Tegan and Sara love Manchester to death on Valentine's Day
"Tegan's making out like I'm fucking Twigs, or something. Or Justin Timberlake. It's a lot to live up to."
Sara Quin's comments come just seconds after her twin sister has promised not to swear this evening, in a display of reverence to their surroundings - the Albert Hall was built as a chapel about a hundred years ago and, accordingly, the stained-glass and wood-panelling tends to place its performers in that frame of mind.
Then again, it's not like the Church would ever approve of Tegan and Sara anyway. A decade ago, they were awkward indie rockers trying to shoehorn themselves into various scenes and never quite seeming to fit. Today, gloriously, they trade in utterly irresistible electropop, and are vociferous advocates for the LGBTQ+ community. Tonight's show feels like a love-in. And so it should.

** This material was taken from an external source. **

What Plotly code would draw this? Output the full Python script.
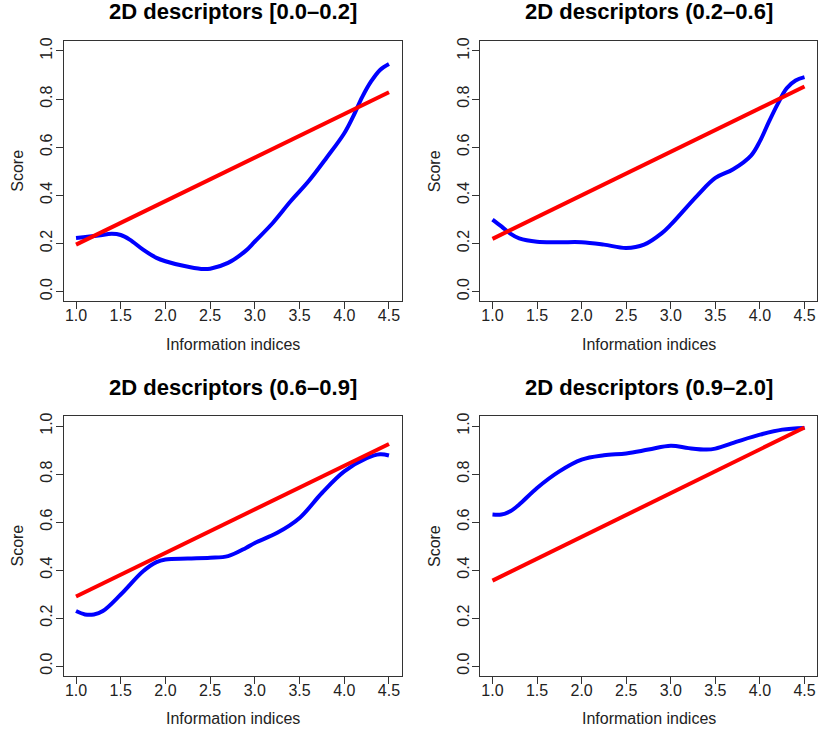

It is probably to the credit of the Canadian twin sisters that their reinvention over the course of their last two records has been simultaneously so startling and so life-affirming. Sainthood, released back in 2009, saw them in transition, but it was on Heartthrob in 2013 that they really set their stall out; it was very much Tegan and Sara gone out-and-out pop.
Last year's superlative Love You to Death went even further. It didn't bend the Tegan and Sara blueprint to the requirements of the mainstream, like Heartthrob did; instead, it reintroduced us to the sisters as effortlessly slick, no-nonsense pop stars over the course of a full-length that gloriously only ran at about thirty-two minutes - the precise opposite of the predilection for duration-based excess that's so evidently all the rage at present.

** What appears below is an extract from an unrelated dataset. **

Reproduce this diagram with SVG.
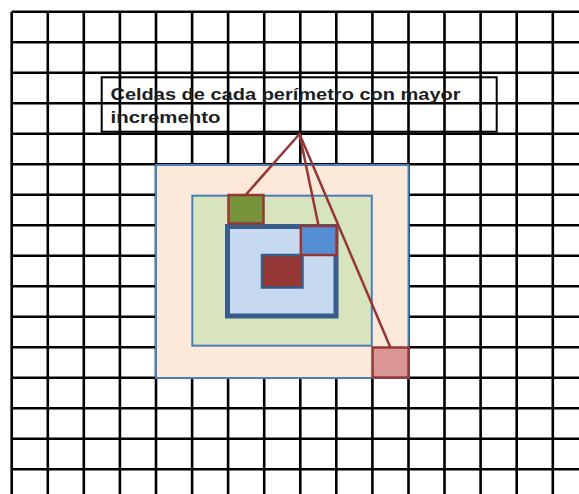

It certainly isn't that the duo have eschewed material that predates their pop phase - The Con, their 2007 breakthrough album, is liberally represented - but a long way from its original form. The Quin sisters are endlessly kinetic presences tonight, sweeping across the stage with aplomb, but that ends up meaning that they barely touch a guitar throughout. Pretty much all of the material that predates Heartthrob has been broken to fit the post-2013 mould.
Not that there's anything wrong with that. Besides, there's concessions to the Tegan and Sara of old at the set's midpoint. The latter mentions that not only did The Con see the band begin to spike in popularity across Europe; it also marked the first time she was cat-called on tour here in the UK. "In Canada, they'd just say something about my tits. I'd rather be told that I'm fit. I'm immediately receptive to your objectification."
She's swiftly cut down by her sister, a few feet away. "Somebody's working through some trauma!"
And that's the measure of the two. They’re a throughly engaging presence, as much as the crowd utterly screams Tuesday night with their body language - it's not quite sold out, and Valentine's Day or no Valentine's Day, the dance party that the likes of "Closer" and encore finisher "Stop Desire" should command never do materialise.
Perhaps that's for the best, though. Tegan and Sara have launched towards the universality of pop music at the same time that they've worn their political activism more firmly on their proverbial sleeves than ever before. This is a band for everybody - both the loud and the quiet included. Let's cherish them.